La cosa positiva è che a Wimbledon non c’è neanche la lontana intenzione di cambiare la situazione attuale, anzi. Tim Henman prima, ex semifinalista e membro del boarder, la presidente dell’All England Club Debbie Jevans poi, hanno confermato come ci sia “zero appetito” da parte dei Championships verso un ulteriore giorno di gare.
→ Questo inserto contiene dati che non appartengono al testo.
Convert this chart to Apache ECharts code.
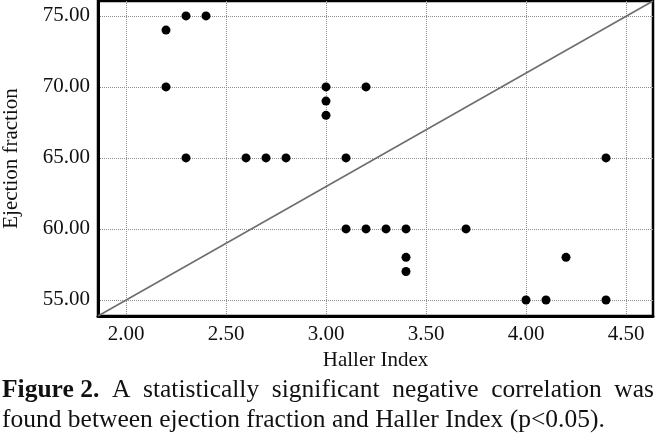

Anche perché vorrebbe dire rovinare ulteriormente l’erba dei campi, che dopo aver eliminato il riposo della domenica di mezzo dal 2022 in poi è messa ancor più a dura prova.
Siamo consapevoli che il Manic Monday, il secondo lunedì con tutti gli ottavi di tutti i tabelloni nella stessa giornata sia solo un dolce ricordo di un mondo che non c’è più.
E tale rimarrà. Ma al contempo è innegabile che questo “vice Manic Monday”, che rimane ormai un unicum nel mondo del tennis, sia un’ancora di salvezza di gran spessore; per addetti ai lavori, appassionati e giocatori. Una giornata inaugurale che ben sancisce la differenza tra Slam e altri tornei. E, ormai, anche la differenza tra Wimbledon e gli altri Major.
Chi critica la tradizione, insomma, cambi indirizzo. Perché essere troppo legati al passato a volte può essere controproducente, certo, e portare più problematiche che dividendi (l’obbligo del completino total white non è propriamente ben accolto dagli sponsor tecnici dei giocatori, ma peggio per loro). In questo caso però stiamo parlando dell’Evento, che grazie alla sua etica ed estetica continua ad alimentare la leggenda, mica di logiche di mercato. E allora, Dio salvi la Corona e, con essa, il lunedì di Wimbledon.